This article reports upon a community survey of malaria in Prabis, Guinea-Bissau. A house to house census of the population was initially carried out from August to December 1991(rainy season). After completing the census of each village, the population was invited to come, a week later, to a central point, where they were medically examined and finger-prick blood samples were collected for epidemiological characterization of the malaria situation in the area. The blood films of the one single village were used to compare the sensitivity and specificity of Polymerase Chain Reaction (PCR) with optical microscopy detection of parasites. In another village, the occurrence of parasitaemia was compared in children with and without fever.

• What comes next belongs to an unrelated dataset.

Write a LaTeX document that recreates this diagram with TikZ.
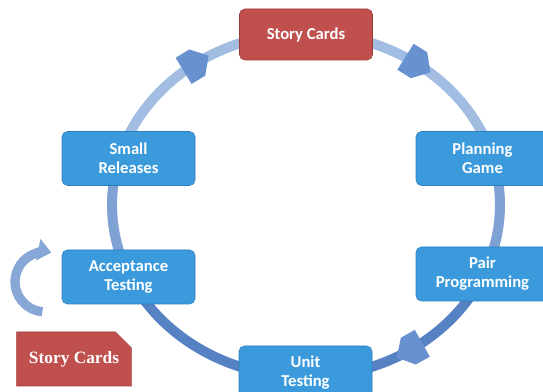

During the dry season, from March to June 1992, the population in each village was again invited to come to a central point. Some of the field procedures were repeated.
The study revealed Prabis as an administrative Sector of Guinea-Bissau with endemic malaria, mostly due to Plasmodium falciparum, but with a significant rate of mixed infections. Active transmission occurred throughout the year, but it was more intensive during the rainy season and in the northwestern quadrant of the Sector. The level of endemicity of the villages varied from hypo to holoendemic. The factors associated with the differences among villages included village size and predominant economic activity (closeness to rice fields). The transmission paradigm was, most likely, a mixture of malaria of the African wet Savannah and malaria associated with irrigated paddy fields.
PCR proved to be a sensitive method with low specificity during the dry season. Pyraexia of 37.4 C or higher in children aged 2-9 years is not a sensitive indicator of parasitaemia but, it is highly specific and it has a clinically useful predictive value.